Résumé :

Dan s’est installé avec ses parents et ses oncles sur un terrain vague en bordure du périphérique. Alors que leur cirque tombe en ruine, le père perd tout son argent aux jeux et Dan erre souvent seul et livré à lui-même. Le seul être auprès duquel il trouve du réconfort est Tamya, sa guenon. Il n’a qu’un rêve, comme une idée fixe se détachant sur l’horizon gris de son existence : aller voir la mer.

Extrait :

Mam’, elle est dans mon soleil, ses jambes plantées dans sa jupe à volants.
Avec son pied elle me pousse et se couche sur le carton. Respirer avec Mam’, c’est mieux que tout. L’odeur de la terre, de l’essence, les pneus brûlés.
Quand Mam’ a bien respiré, elle étouffe d’amour. Elle me prend contre elle.
-Mon fils, ma vie.
Elle m’écrase.
Les camions klaxonnent parce qu’ils voient les cuisses de Mam’, sa jupe relevée. Ils voient sa beauté.
Je crois que si je ne bouge pas, rien ne changera. Que Mam’ ne s’en ira jamais.
Je crois aussi que quand on aime les gens, ils finissent par nous aimer.
-Foutaise ! elle dit Mam’.
Elle se lève, elle secoue sa jupe, ses cheveux.
-Tu pues !
Je sais.
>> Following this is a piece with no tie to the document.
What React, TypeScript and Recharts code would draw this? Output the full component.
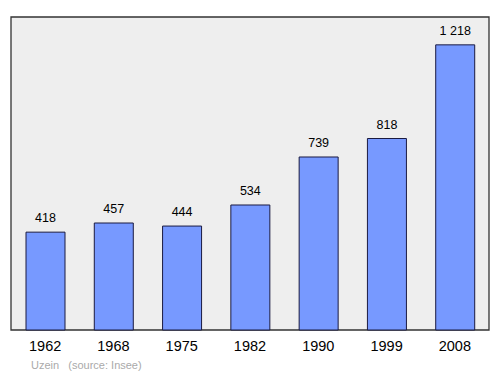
import { BarChart, Bar, XAxis, YAxis, ReferenceArea, LabelList } from 'recharts';

const years = ['1962', '1968', '1975', '1982', '1990', '1999', '2008'];
const population = [418, 457, 444, 534, 739, 818, 1218];
const yMax = 1337;

const data = years.map((year, i) => ({ year, population: population[i] }));

// thousands separated by a space, as in the French source
const formatValue = (v: number) => v.toString().replace(/\B(?=(\d{3})+(?!\d))/g, ' ');

export default function App() {
  return (
    <div style={{ position: 'absolute', left: 0, top: 0, width: 500, height: 374, fontFamily: 'Liberation Sans, Arial, sans-serif' }}>
      <BarChart
        width={500}
        height={374}
        data={data}
        margin={{ top: 17, right: 6, left: 5, bottom: 14 }}
      >
        <XAxis
          dataKey="year"
          height={30}
          axisLine={false}
          tickLine={false}
          padding={{ left: 6, right: 5 }}
          tick={{ fill: '#000', fontSize: 14.5 }}
          dy={3}
        />
        <YAxis hide domain={[0, yMax]} />
        <ReferenceArea
          y1={0}
          y2={yMax}
          fill="#eeeeee"
          fillOpacity={1}
          stroke="#333"
          strokeWidth={1.3}
          ifOverflow="visible"
        />
        <Bar
          dataKey="population"
          fill="#7799ff"
          stroke="#1a1a40"
          strokeWidth={1}
          barSize={39}
          isAnimationActive={false}
        >
          <LabelList
            dataKey="population"
            position="top"
            offset={10}
            formatter={(v: any) => formatValue(Number(v))}
            style={{ fill: '#000', fontSize: 12.5 }}
          />
        </Bar>
      </BarChart>
      <div style={{ position: 'absolute', left: 31, top: 359, fontSize: 11, color: '#aaa', whiteSpace: 'pre' }}>
        {'Uzein   (source: Insee)'}
      </div>
    </div>
  );
}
C’est la guenon. A force de dormir avec elle, je prends son odeur.
-Il faudrait voir à te laver.
Je ne réponds pas. Je baisse les yeux.

Avis :

J’ai mis un moment à entrer dans ce livre, peut-être parce qu’il parle d’un univers qui m’est totalement étranger, peut-être aussi à cause de son style parfois trop dépouillé. J’avais pourtant adoré Dans l’or du temps ; je ne peux pas dire que je n’ai pas aimé celui-ci, mais je l’ai trouvé nettement plus âpre. Le narrateur est le jeune Dan : on voit donc le monde à travers ses yeux et c’est très difficile de s’identifier à lui car il porte sur les choses un regard extrêmement singulier (j’ai d’ailleurs pensé qu’il était probablement autiste même si rien n’est dit à ce propos dans le livre). Sa vie est faite essentiellement de solitude et de violence : on a l’impression qu’il se heurte continuellement au monde, un monde dans lequel il peine à trouver ses repères et qui se dissout petit à petit en même temps que l’existence de la famille Pazzati se délite. Il y a pourtant des moments de poésie brute qui ressortent dans cette façon si particulière qu’a Dan de s’exprimer, dans la simplicité empreinte d’acuité de son regard. Au fil de ma lecture, je n’ai cessé d’osciller entre deux sentiments : dégoût et empathie. J’en ressors donc assez secouée et je m’étonne qu’à l’origine ce livre soit paru dans une édition jeunesse car il reste à mes yeux extrêmement glauque. Mais ça me donne envie de continuer à découvrir les livres de Claudie Gallay dont l’écriture ne me laisse définitivement pas indifférente.

A propos de livres a beaucoup aimé ce roman malgré son côté sombre.